Collected material
## START

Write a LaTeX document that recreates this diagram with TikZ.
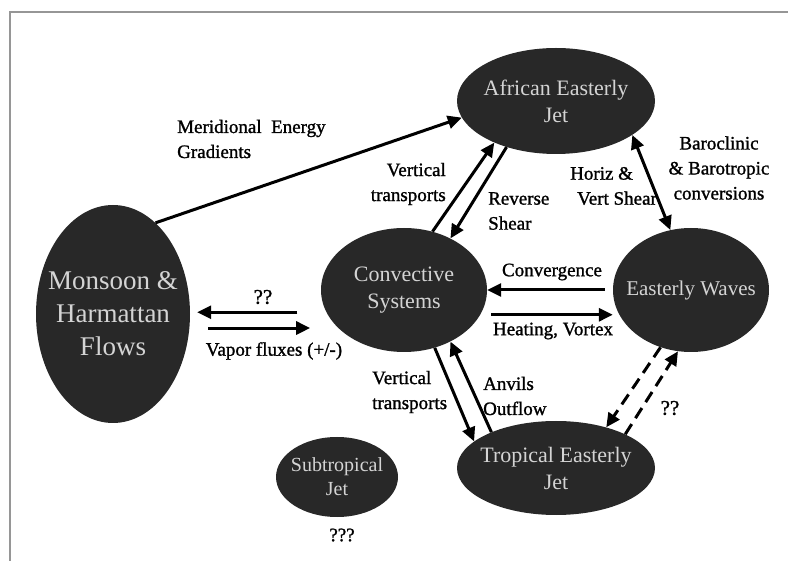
\documentclass[tikz,border=0pt]{standalone}
\usepackage{fontspec}
\setmainfont{Liberation Serif}
\newfontfamily\heavyfont[FakeBold=1.2]{Liberation Serif}
\usetikzlibrary{shapes.geometric,arrows.meta,calc}
\definecolor{blobfill}{RGB}{40,40,40}
\definecolor{blobtext}{RGB}{212,212,212}
\definecolor{framegray}{RGB}{150,150,150}
\begin{document}
\begin{tikzpicture}[x=1pt,y=-1pt,
  blob/.style={ellipse, fill=blobfill, draw=none, inner sep=0pt},
  blobtxt/.style={text=blobtext, align=center, inner sep=0pt, font=\fontsize{22}{27}\selectfont},
  lbl/.style={text=black, inner sep=0pt, font=\heavyfont\fontsize{19}{25}\selectfont},
  tip/.style={-{Triangle[length=14pt,width=13pt]}},
  arr/.style={line width=3pt, tip},
  dblarr/.style={line width=3pt, {Triangle[length=14pt,width=13pt]}-{Triangle[length=14pt,width=13pt]}},
  dasharr/.style={arr, dash pattern=on 12pt off 7pt}]
\useasboundingbox (0,0) rectangle (788,561);
\draw[framegray, line width=2pt] (10,561) -- (10,12) -- (788,12);

% ellipses
\node[blob, minimum width=154pt, minimum height=218pt,
  label={[blobtxt, font=\fontsize{27}{33}\selectfont]center:{Monsoon \&\\Harmattan\\Flows}}] (mon) at (113,314) {};
\node[blob, minimum width=198pt, minimum height=106pt,
  label={[blobtxt]center:{African Easterly\\Jet}}] (aej) at (556,101) {};
\node[blob, minimum width=166pt, minimum height=124pt,
  label={[blobtxt]center:{Convective\\Systems}}] (conv) at (404,290) {};
\node[blob, minimum width=156pt, minimum height=124pt,
  label={[blobtxt, font=\fontsize{21}{26}\selectfont]center:{Easterly Waves}}] (ew) at (691,290) {};
\node[blob, minimum width=198pt, minimum height=94pt,
  label={[blobtxt]center:{Tropical Easterly\\Jet}}] (tej) at (556,468) {};
\node[blob, minimum width=122pt, minimum height=80pt,
  label={[blobtxt, font=\fontsize{20}{24}\selectfont]center:{Subtropical\\Jet}}] (sub) at (337,477) {};

% labels
\node[lbl, align=left, anchor=west] (meri) at (177,139) {Meridional\ \ Energy\\Gradients};
\node[lbl, align=right, anchor=east] (vt1) at (446,184) {Vertical\\transports};
\node[lbl, align=left, anchor=west] (rev) at (488,211) {Reverse\\Shear};
\node[lbl, align=left, anchor=west] (hv) at (570,186) {Horiz \&\\\hspace*{7pt}Vert Shear};
\node[lbl, align=center] (baro) at (719,168) {Baroclinic\\\& Barotropic\\conversions};
\node[lbl] (convg) at (552,272) {Convergence};
\node[lbl] (heat) at (553,331) {Heating, Vortex};
\node[lbl, font=\heavyfont\fontsize{21}{25}\selectfont] (q1) at (263,297) {??};
\node[lbl] (vap) at (274,351) {Vapor fluxes (+/-)};
\node[lbl, align=left, anchor=west] (vt2) at (372,392) {Vertical\\transports};
\node[lbl, align=left, anchor=west] (anv) at (483,396) {Anvils\\Outflow};
\node[lbl, font=\heavyfont\fontsize{21}{25}\selectfont] (q2) at (670,408) {??};
\node[lbl] (q3) at (342,535) {???};

% connectors
\draw[arr] (mon.65.5) -- (aej.190);
\draw[arr] (conv.64) -- (aej.214);
\draw[arr] (aej.223) -- (conv.48);
\draw[dblarr] (aej.336.6) -- (ew.109.3);
\draw[arr, shorten <=8pt] (ew.west) -- (conv.east);
\draw[arr, shorten <=11pt] (conv.342.6) -- (conv.342.6 -| ew.west);
\draw[arr, shorten <=29pt, shorten >=7pt] (conv.196.6) -- (conv.196.6 -| mon.east);
\draw[arr, shorten <=18pt, shorten >=28pt] (conv.210.1 -| mon.east) -- (conv.210.1);
\draw[arr] (conv.298.5) -- (tej.162.4);
\draw[arr] (tej.151.4) -- (conv.312.8);
\draw[dasharr] (ew.242.7) -- (tej.39.8);
\draw[dasharr] (tej.26.9) -- (ew.258.7);
\end{tikzpicture}
\end{document}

## END

Reproduce exactly the run of lines that opens the listing and closes with the line holding "(sub) at (337,477)". Pictures are excluded.

Expected output
Write a LaTeX document that recreates this diagram with TikZ.
\documentclass[tikz,border=0pt]{standalone}
\usepackage{fontspec}
\setmainfont{Liberation Serif}
\newfontfamily\heavyfont[FakeBold=1.2]{Liberation Serif}
\usetikzlibrary{shapes.geometric,arrows.meta,calc}
\definecolor{blobfill}{RGB}{40,40,40}
\definecolor{blobtext}{RGB}{212,212,212}
\definecolor{framegray}{RGB}{150,150,150}
\begin{document}
\begin{tikzpicture}[x=1pt,y=-1pt,
  blob/.style={ellipse, fill=blobfill, draw=none, inner sep=0pt},
  blobtxt/.style={text=blobtext, align=center, inner sep=0pt, font=\fontsize{22}{27}\selectfont},
  lbl/.style={text=black, inner sep=0pt, font=\heavyfont\fontsize{19}{25}\selectfont},
  tip/.style={-{Triangle[length=14pt,width=13pt]}},
  arr/.style={line width=3pt, tip},
  dblarr/.style={line width=3pt, {Triangle[length=14pt,width=13pt]}-{Triangle[length=14pt,width=13pt]}},
  dasharr/.style={arr, dash pattern=on 12pt off 7pt}]
\useasboundingbox (0,0) rectangle (788,561);
\draw[framegray, line width=2pt] (10,561) -- (10,12) -- (788,12);

% ellipses
\node[blob, minimum width=154pt, minimum height=218pt,
  label={[blobtxt, font=\fontsize{27}{33}\selectfont]center:{Monsoon \&\\Harmattan\\Flows}}] (mon) at (113,314) {};
\node[blob, minimum width=198pt, minimum height=106pt,
  label={[blobtxt]center:{African Easterly\\Jet}}] (aej) at (556,101) {};
\node[blob, minimum width=166pt, minimum height=124pt,
  label={[blobtxt]center:{Convective\\Systems}}] (conv) at (404,290) {};
\node[blob, minimum width=156pt, minimum height=124pt,
  label={[blobtxt, font=\fontsize{21}{26}\selectfont]center:{Easterly Waves}}] (ew) at (691,290) {};
\node[blob, minimum width=198pt, minimum height=94pt,
  label={[blobtxt]center:{Tropical Easterly\\Jet}}] (tej) at (556,468) {};
\node[blob, minimum width=122pt, minimum height=80pt,
  label={[blobtxt, font=\fontsize{20}{24}\selectfont]center:{Subtropical\\Jet}}] (sub) at (337,477) {};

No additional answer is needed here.